Suicide, Rhetoric, Social anxieties

We Shall Be No More: Suicide and Self-Government in the Newly United States. By Richard Bell. (Cambridge, Ma: Harvard University Press, 2012. Pp. 266. Cloth. $39.95.) [End Page 161]

In We Shall Be No More, Richard Bell explores the myriad ways in which Americans in the decades after the Revolution used suicide as a rhetorical tool. In the midst of an apparent suicide epidemic, alarmed Americans saw suicide as symptom of a breakdown in the personal, social, and civic virtue critical to a republic. Rather than a comprehensive history of suicide in the early republic, We Shall Be No More uses suicide as a lens through which to study a half dozen largely disconnected topics ranging from the literary habits of young adults to death-penalty reform to Universalist theology. In each of these chapters, suicide provides critical insight on a pressing social or cultural issue during the early republic. For instance, in the chapter on death-penalty reform, those seeking to abolish the death penalty pointed to death-row suicides as one of the reasons to end the practice. In the chapter on Universalism, Universalist theologians such as Hosea Ballou engaged with religious leaders of rival denominations to prove that Universalism wasn’t a suicide cult. In each chapter, Bell deftly deploys a wide range of sources to explore the myriad ways in which suicide opens a window on a significant social issue. Bell concludes that “suicide became not simply a terminus for hysteria but also a locus for contesting some of the consequential questions facing the new Republic during a cultural crisis as severe as any in American history” (249).

In one of the more original chapters, Bell explores the rise and decline of lifesaving humane societies. Boosters such as Dr. Benjamin Rush placed preventing suicide, along with drowning, as one of this movement’s central objectives. Growing out of the republican ethos that placed the needs of the society above those of the individual, humane society members sought to prevent suicide in order to maintain social order. Humane societies trained their members in rigorous lifesaving techniques including how resuscitate drowning victims and how to purge those who had overdosed on arsenic or opium, trusting that “they could turn back the tide of self-destruction that many humane society leaders . . . believed was sweeping the new nation” (95). Assuming that all suicides were the product of insanity, humane societies also played a significant role in the creation of insane asylums, most notably McLean Hospital in Charlestown.

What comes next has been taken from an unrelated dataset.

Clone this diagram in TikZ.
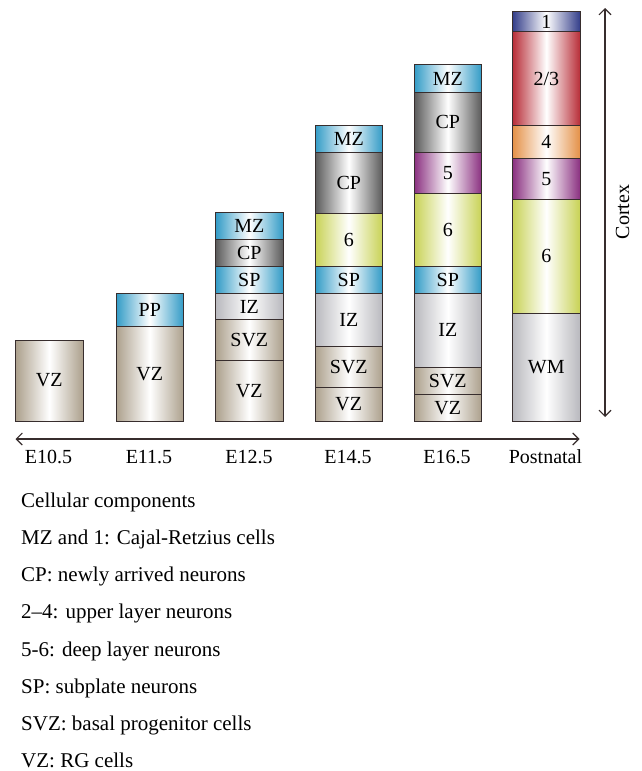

Bell’s sources create a heavy New England bias, as almost none of the book examines suicide south or west of Philadelphia. The chapters on lifesaving, death-penalty reform, and Universalists draw almost exclusively from sources on New England, New York, and Pennsylvania. Even [End Page 162] the chapter on slave suicides is primarily about the ways in which New England abolitionists used slave suicide as a rhetorical device to highlight the barbarity of human bondage rather than how and why actual slaves took their own lives. It would be interesting to know more about how Americans in different regions viewed suicide. What effect, for instance, did the frontier have on suicidality and social attitudes toward suicide? Similarly the voices of women and minorities are largely absent. While we learn some about the ways in which suicide was gendered and colored, we do so primarily from white male sources.

These criticisms aside, We Shall Be No More presents an insightful and largely novel approach to the cultural history of the early republic. It deserves a wide readership, not only by those historians interested in suicide but also by scholars interested in the social anxieties Americans struggled with in the decades between the Revolution and the Civil War.

David Silkenat

David Silkenat is an assistant professor of History and Education at North Dakota State University. He is the author of Moments of Despair: Suicide, Divorce, and Debt in Civil War Era North Carolina (Chapel Hill, NC, 2011).